The secret? "Tighter management controls," he says simply. "Getting people out of here on time."
Getting a handle on labor costs (the FTE count has not increased in his three years, despite increases in the number of meals served and the additional services he has implemented) has allowed UWMC food & nutrition services to reduce the net cost per meal equivalent by over 12 percent in the past three years.
A New Wing and a Prayer
For the near-term future, Thurnhofer is busy getting the planned room service program off the ground in a few months. Then, in 2009, a planned new wing with 75 more beds is slated to open.
"Because of this project, we will have to consider the possibility—the possibility, not certainty—of building a new kitchen in this area designed just to serve the patients," he says. "It would be much more efficient than where we are now, in the middle of a huge kitchen that serves everybody and everything. We want to move patient service out of the existing kitchen so we can expand retail operations.
"If we get the space that is currently in the plan, we'll have more dry and freezer storage as well as a catering room, a separate kitchen for patient dining room service and expanded retail serving room space, plus additional dining space on top of the main cafeteria area we already have. This will grow us from 450 to 700 seats and will allow us to add four new conference rooms, which means more catering opportunities.
"Frankly, we are now at capacity retailwise," he says. "We could increase volume 25 percent overnight if we had more physical space for serving and dining. We also need more retail production space. We currently have about 2700 sq.ft. and we need at least 3,500 to 4,000."

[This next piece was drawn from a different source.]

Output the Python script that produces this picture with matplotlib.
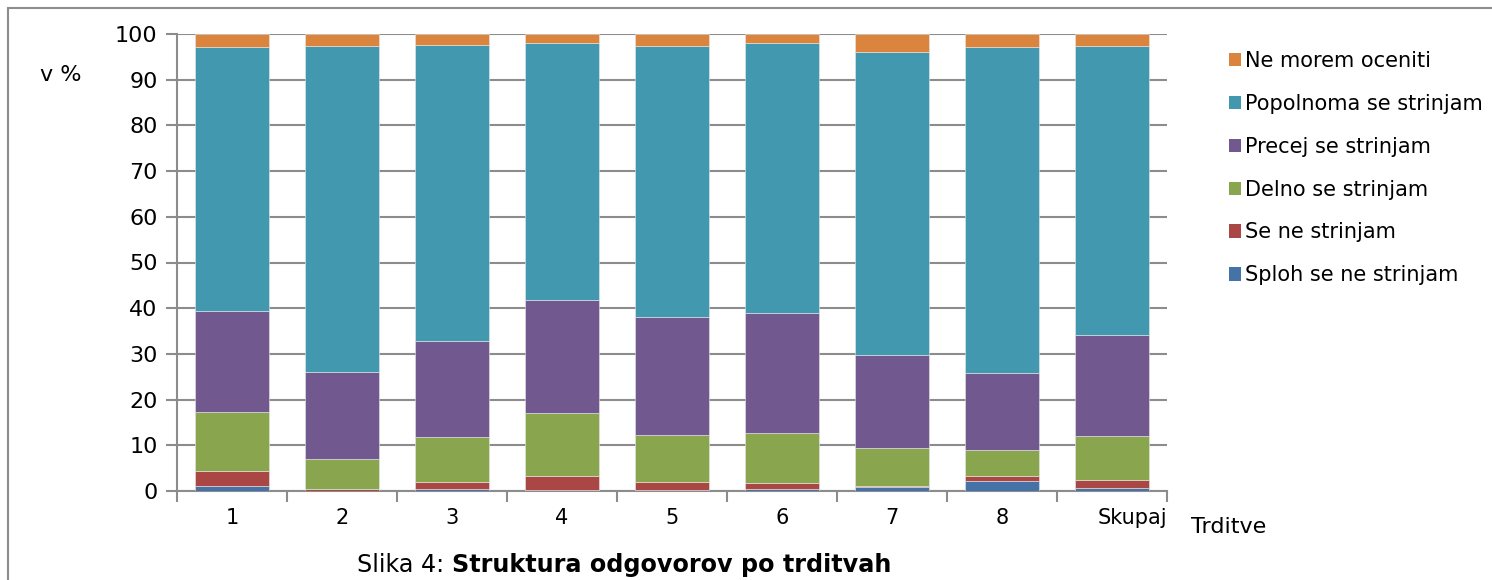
import numpy as np
import matplotlib.pyplot as plt
import matplotlib.transforms as mtransforms
from matplotlib.patches import Rectangle, Patch

# Data: share of answers per statement (in %)
categories = ['1', '2', '3', '4', '5', '6', '7', '8', 'Skupaj']
series = ['Sploh se ne strinjam', 'Se ne strinjam', 'Delno se strinjam',
          'Precej se strinjam', 'Popolnoma se strinjam', 'Ne morem oceniti']
sploh = [1.1, 0.0, 0.4, 0.2, 0.3, 0.5, 0.8, 2.2, 0.7]
ne_strinjam = [3.2, 0.4, 1.5, 3.0, 1.6, 1.3, 0.2, 1.0, 1.6]
delno = [12.9, 6.6, 9.9, 13.9, 10.3, 11.0, 8.3, 5.8, 9.8]
precej = [22.1, 19.1, 21.1, 24.6, 25.8, 26.2, 20.4, 16.8, 22.0]
popolnoma = [57.8, 71.3, 64.7, 56.3, 59.4, 59.0, 66.3, 71.3, 63.2]
ne_morem = [2.9, 2.6, 2.4, 2.0, 2.6, 2.0, 4.0, 2.9, 2.7]
values = [sploh, ne_strinjam, delno, precej, popolnoma, ne_morem]
colors = ['#4572A7', '#AA4643', '#89A54E', '#71588F', '#4198AF', '#DB843D']

grey = '#8C8C8C'
fs = 16

fig = plt.figure(figsize=(14.92, 5.80), dpi=100)
ax = fig.add_axes([177/1492, 1 - 491/580, (1167 - 177)/1492, (491 - 34)/580])

x = np.arange(len(categories))
bottom = np.zeros(len(categories))
for vals, col in zip(values, colors):
    ax.bar(x, vals, width=0.67, bottom=bottom, color=col,
           edgecolor='#E8E8E8', linewidth=0.4, zorder=3)
    bottom += np.array(vals)

ax.set_xlim(-0.5, len(categories) - 0.5)
ax.set_ylim(0, 100)
ax.set_yticks(np.arange(0, 101, 10))
ax.yaxis.grid(True, color=grey, linewidth=1.5, zorder=0)

ax.set_xticks(x)
ax.set_xticklabels(categories, fontsize=fs - 1)
ax.set_xticks(np.arange(-0.5, len(categories)), minor=True)
ax.tick_params(axis='x', which='major', length=0, pad=12)
ax.tick_params(axis='x', which='minor', length=8, width=1.5, color=grey)
ax.tick_params(axis='y', length=8, width=1.5, color=grey, labelsize=fs, pad=6)

# the last label sits a bit right of its bar in the original
lab = ax.get_xticklabels()[-1]
lab.set_transform(lab.get_transform() +
                  mtransforms.ScaledTranslation(0.2, 0, fig.dpi_scale_trans))

for s in ['top', 'right']:
    ax.spines[s].set_visible(False)
for s in ['left', 'bottom']:
    ax.spines[s].set_color(grey)
    ax.spines[s].set_linewidth(1.5)

fig.text(61/1492, 1 - 75/580, 'v %', fontsize=fs, ha='center', va='center')
fig.text(1229/1492, 1 - 527/580, 'Trditve', fontsize=fs, ha='center', va='center')

# caption: regular + bold part
t1 = fig.text(357/1492, 1 - 565/580, 'Slika 4: ', fontsize=17.2, ha='left', va='center')
fig.canvas.draw()
bb = t1.get_window_extent()
fig.text(bb.x1 / fig.bbox.width, 1 - 565/580, 'Struktura odgovorov po trditvah',
         fontsize=17.2, fontweight='bold', ha='left', va='center')

# legend in reversed order
handles = [Patch(facecolor=c) for c in colors][::-1]
fig.legend(handles, series[::-1], loc='upper left',
           bbox_to_anchor=(1210/1492, 1 - 32/580), frameon=False,
           fontsize=fs - 1, handlelength=0.6, handleheight=0.6,
           handletextpad=0.2, labelspacing=1.1)

# outer frame
fig.patches.append(Rectangle((8/1492, -0.05), 1.1, 1 - 8/580 + 0.05,
                             transform=fig.transFigure, fill=False,
                             edgecolor=grey, linewidth=1.5))

fig.savefig('out.png', dpi=100)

The additions would enhance the department's catering operations, which currently generates under a million dollars in revenue. A dedicated catering staff of four now manages up to 20 events a day, most of them small staff meetings. However, the department is also very capable of handling much larger events—the annual Winterfest celebration, which can draw up to 4,000, for example, or a summer picnic by the UWMC campus's picturesque lake for several thousand staffers.
In addition to the new wing and the introduction of room service, the other anticipated big change Thurnhofer would like to effect is the introduction of the University of Washington's Husky Card declining balance system to the medical center.
"We've never had that here because we've always had our own system," he says. "Right now it's either cash or credit cards, and we're dealing with way more cash than I'd like for safety and speed-of-service reasons. Widespread use of the Husky Cards would also allow us to do promotions because we'd have more information on who our customers are."